ETAPA II - Análise dos elementos verbais
- Análise dos aspectos narrativos do texto: sequência narrativa; construção de personagem; análise do tempo e do espaço e de que forma ambos dialogam com a estruturação do enredo e da personagem; análise dos aspectos linguísticos.
ETAPA III – Análise dos elementos não verbais
- Exploração da imagem: traços, cores, movimentos, tipos de balões, técnicas empregadas, elementos tipográficos (tamanho, cor, formato, disposição na página), etc.;
- Exploração dos elementos sonoros (geralmente provenientes de onomatopeias).
ETAPA IV – Análise da produção de sentido e discussão de temas
- Efeito de humor ou de ironia;
- Discussão temática;
- Análise crítica, com base na interação do verbal com o não verbal, observando-se as competências e habilidades a serem desenvolvidas;
ETAPA V – Desenvolvimento de projetos (exige a pesquisa integrada). Algumas sugestões:
- Projeto de criação de HQs pelos alunos (existem programas específicos na web);
- Criação de storyboard de obra da Literatura e transformação em cinema de animação (stop motion);
- Desenvolvimento de HQ para criação de net-novela com veiculação na web;
- Transposição de obras da Literatura para os quadrinhos.

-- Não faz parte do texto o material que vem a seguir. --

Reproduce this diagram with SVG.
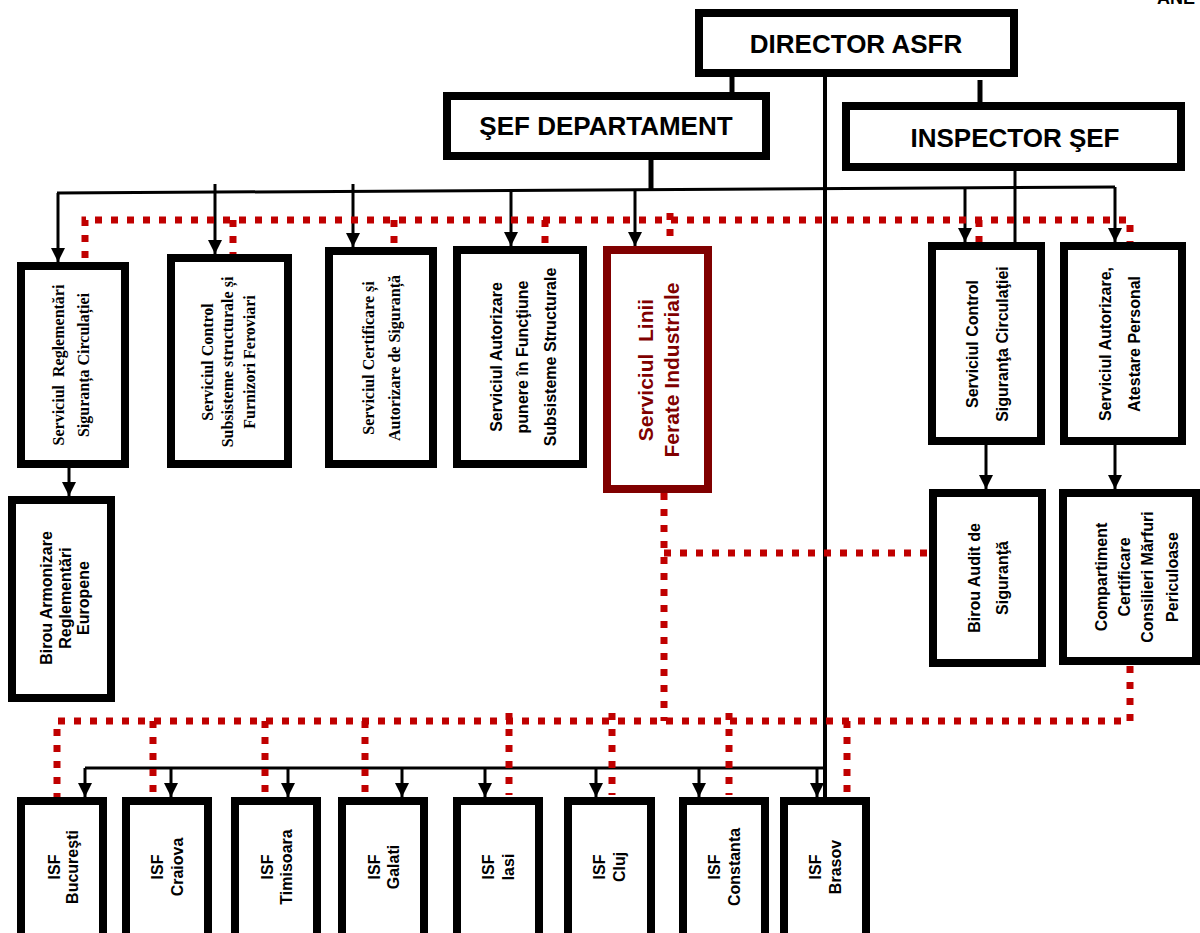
<svg xmlns="http://www.w3.org/2000/svg" width="1200" height="933" viewBox="0 0 1200 933">
<style>
.box{fill:#fff;stroke:#000;stroke-width:8}
.red-box{fill:#fff;stroke:#800000;stroke-width:8}
.ln{fill:none;stroke:#000;stroke-width:3}
.lnb{fill:none;stroke:#000;stroke-width:5}
.dot{fill:none;stroke:#C00000;stroke-width:7;stroke-dasharray:7 9}
.sans{font-family:"Liberation Sans",Arial,sans-serif;font-weight:bold;fill:#000}
.serif{font-family:"Liberation Serif","Times New Roman",serif;font-weight:bold;fill:#000}
.big{font-size:26px}
.s16{font-size:16px}
.t16{font-size:16px}
</style>
<defs>
<marker id="arr" markerUnits="userSpaceOnUse" markerWidth="14" markerHeight="14" refX="14" refY="7" orient="auto">
<path d="M0,0 L14,7 L0,14 z" fill="#000"/>
</marker>
</defs>
<rect width="1200" height="933" fill="#fff"/>
<text class="sans" x="1157" y="4" font-size="18">ANE</text>

<g id="connectors">
<!-- top hierarchy -->
<path class="lnb" d="M732,77 V92"/>
<path class="lnb" d="M980,80 V102"/>
<path class="ln" d="M825,77 V797" style="stroke-width:4"/>
<path class="lnb" d="M651,160 V191"/>
<path class="ln" d="M1015,171 V242"/>
<path class="ln" d="M57,193 L1115,187"/>
<path class="ln" marker-end="url(#arr)" d="M58,193 V262"/>
<path class="ln" marker-end="url(#arr)" d="M215,184 V254"/>
<path class="ln" marker-end="url(#arr)" d="M353,184 V247"/>
<path class="ln" marker-end="url(#arr)" d="M511,191 V246"/>
<path class="ln" marker-end="url(#arr)" d="M635,190 V246"/>
<path class="ln" marker-end="url(#arr)" d="M965,188 V242"/>
<path class="ln" marker-end="url(#arr)" d="M1115,187 V242"/>
<path class="ln" marker-end="url(#arr)" d="M69,468 V496"/>
<path class="ln" marker-end="url(#arr)" d="M986,445 V489"/>
<path class="ln" marker-end="url(#arr)" d="M1115,445 V489"/>
<!-- bottom ISF bus -->
<path class="ln" d="M85,768 H825"/>
<path class="ln" marker-end="url(#arr)" d="M85,768 V797"/>
<path class="ln" marker-end="url(#arr)" d="M171,768 V797"/>
<path class="ln" marker-end="url(#arr)" d="M288,768 V797"/>
<path class="ln" marker-end="url(#arr)" d="M402,768 V797"/>
<path class="ln" marker-end="url(#arr)" d="M485,768 V797"/>
<path class="ln" marker-end="url(#arr)" d="M596,768 V797"/>
<path class="ln" marker-end="url(#arr)" d="M699,768 V797"/>
<path class="ln" marker-end="url(#arr)" d="M817,768 V797"/>
<!-- red dotted top -->
<path class="dot" d="M85,258 V220 H1130 V248"/>
<path class="dot" d="M233,220 V260"/>
<path class="dot" d="M394,220 V257"/>
<path class="dot" d="M545,220 V255"/>
<path class="dot" d="M670,213 V240"/>
<path class="dot" d="M979,220 V248"/>
<!-- red dotted middle/bottom -->
<path class="dot" d="M664,493 V721"/>
<path class="dot" d="M664,553 H929"/>
<path class="dot" d="M57,800 V721 H1130 V665"/>
<path class="dot" d="M153,721 V806"/>
<path class="dot" d="M265,721 V798"/>
<path class="dot" d="M365,721 V797"/>
<path class="dot" d="M509,713 V795"/>
<path class="dot" d="M612,713 V795"/>
<path class="dot" d="M729,713 V795"/>
<path class="dot" d="M847,721 V795"/>
</g>

<g id="director">
<rect class="box" x="699" y="13" width="315" height="60"/>
<text class="sans big" x="856" y="53" text-anchor="middle">DIRECTOR ASFR</text>
</g>
<g id="sef-departament">
<rect class="box" x="447" y="96" width="319" height="60"/>
<text class="sans big" x="606" y="135" text-anchor="middle">ŞEF DEPARTAMENT</text>
</g>
<g id="inspector-sef">
<rect class="box" x="846" y="106" width="335" height="61"/>
<text class="sans big" x="1015" y="147" text-anchor="middle">INSPECTOR ŞEF</text>
</g>

<g id="serv-reglementari">
<rect class="box" x="21" y="266" width="104" height="198"/>
<g transform="translate(0,365) rotate(-90)" class="serif t16" text-anchor="middle">
<text y="64" xml:space="preserve">Serviciul  Reglementări</text>
<text y="89">Siguranța Circulației</text>
</g>
</g>
<g id="serv-control-subsisteme">
<rect class="box" x="171" y="258" width="117" height="206"/>
<g transform="translate(0,362) rotate(-90)" class="serif t16" text-anchor="middle">
<text y="213">Serviciul Control</text>
<text y="233">Subsisteme structurale și</text>
<text y="255">Furnizori Feroviari</text>
</g>
</g>
<g id="serv-certificare">
<rect class="box" x="329" y="251" width="104" height="213"/>
<g transform="translate(0,358) rotate(-90)" class="serif t16" text-anchor="middle">
<text y="374">Serviciul Certificare și</text>
<text y="400">Autorizare de Siguranță</text>
</g>
</g>
<g id="serv-autorizare-punere">
<rect class="box" x="457" y="250" width="126" height="214"/>
<g transform="translate(0,357) rotate(-90)" class="sans s16" text-anchor="middle">
<text y="502">Serviciul Autorizare</text>
<text y="528">punere în Funcţiune</text>
<text y="556">Subsisteme Structurale</text>
</g>
</g>
<g id="serv-linii-ferate">
<rect class="red-box" x="607" y="250" width="101" height="239"/>
<g transform="translate(0,370) rotate(-90)" class="sans" font-size="21" fill="#800000" style="fill:#800000" text-anchor="middle">
<text y="653" xml:space="preserve">Serviciul  Linii</text>
<text y="679">Ferate Industriale</text>
</g>
</g>
<g id="serv-control-siguranta">
<rect class="box" x="932" y="246" width="109" height="195"/>
<g transform="translate(0,344) rotate(-90)" class="sans s16" text-anchor="middle">
<text y="978">Serviciul Control</text>
<text y="1008">Siguranţa Circulaţiei</text>
</g>
</g>
<g id="serv-autorizare-atestare">
<rect class="box" x="1064" y="246" width="118" height="195"/>
<g transform="translate(0,344) rotate(-90)" class="sans s16" text-anchor="middle">
<text y="1111">Serviciul Autorizare,</text>
<text y="1140">Atestare Personal</text>
</g>
</g>
<g id="birou-armonizare">
<rect class="box" x="12" y="500" width="99" height="198"/>
<g transform="translate(0,598) rotate(-90)" class="sans s16" text-anchor="middle">
<text y="52">Birou Armonizare</text>
<text y="71">Reglementări</text>
<text y="89">Europene</text>
</g>
</g>
<g id="birou-audit">
<rect class="box" x="933" y="493" width="109" height="170"/>
<g transform="translate(0,578) rotate(-90)" class="sans s16" text-anchor="middle">
<text y="980">Birou Audit de</text>
<text y="1008">Siguranţă</text>
</g>
</g>
<g id="compartiment-certificare">
<rect class="box" x="1063" y="493" width="133" height="168"/>
<g transform="translate(0,577) rotate(-90)" class="sans s16" text-anchor="middle">
<text y="1107">Compartiment</text>
<text y="1130">Certificare</text>
<text y="1153">Consilieri Mărfuri</text>
<text y="1178">Periculoase</text>
</g>
</g>

<g id="isf-bucuresti">
<rect class="box" x="21" y="801" width="82" height="140"/>
<g transform="translate(0,867) rotate(-90)" class="sans s16" text-anchor="middle"><text y="60">ISF</text><text y="78">Bucureşti</text></g>
</g>
<g id="isf-craiova">
<rect class="box" x="126" y="801" width="82" height="140"/>
<g transform="translate(0,867) rotate(-90)" class="sans s16" text-anchor="middle"><text y="163">ISF</text><text y="183">Craiova</text></g>
</g>
<g id="isf-timisoara">
<rect class="box" x="235" y="801" width="82" height="140"/>
<g transform="translate(0,867) rotate(-90)" class="sans s16" text-anchor="middle"><text y="273">ISF</text><text y="292">Timisoara</text></g>
</g>
<g id="isf-galati">
<rect class="box" x="342" y="801" width="82" height="140"/>
<g transform="translate(0,867) rotate(-90)" class="sans s16" text-anchor="middle"><text y="380">ISF</text><text y="399">Galati</text></g>
</g>
<g id="isf-iasi">
<rect class="box" x="457" y="801" width="82" height="140"/>
<g transform="translate(0,867) rotate(-90)" class="sans s16" text-anchor="middle"><text y="494">ISF</text><text y="514">Iasi</text></g>
</g>
<g id="isf-cluj">
<rect class="box" x="568" y="801" width="83" height="140"/>
<g transform="translate(0,867) rotate(-90)" class="sans s16" text-anchor="middle"><text y="605">ISF</text><text y="625">Cluj</text></g>
</g>
<g id="isf-constanta">
<rect class="box" x="683" y="801" width="82" height="140"/>
<g transform="translate(0,867) rotate(-90)" class="sans s16" text-anchor="middle"><text y="720">ISF</text><text y="740">Constanta</text></g>
</g>
<g id="isf-brasov">
<rect class="box" x="784" y="801" width="82" height="140"/>
<g transform="translate(0,867) rotate(-90)" class="sans s16" text-anchor="middle"><text y="821">ISF</text><text y="841">Brasov</text></g>
</g>
</svg>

Fonte: Professora doutora Sonia Melchiori Galvão
fotos: Leandro Andrade
Sugestões de HQs para usar com seus alunos:
- Quadrinhos de Will Eisner
- HQs nacionais: Chiclete com Banana, Piratas do Tietê, Níquel Náusea, Pasquim
- Clássicos estrangeiros: Calvin, Mafalda, Asterix, Tin Tin e Peanuts
- Desvendando os quadrinhos, de Scott McCloud (M.Books)
- Maus, de Art Spiegelman
- A Nova Califórnia, de Lima Barreto (Francisco S. Vilachã / Escala Educacional / editora Escala)
- Frankenstein, de Mary Shelley (tradução de Helô Beraldo / Larousse Jovem / Editora Escala)
- Os Sertões - A luta, de Euclides da Cunha (Carlos Ferreira (roteiro) / Rodrigo Rosa (desenhos) / Editora Ática)
Matéria publicada na edição de maio de 2013.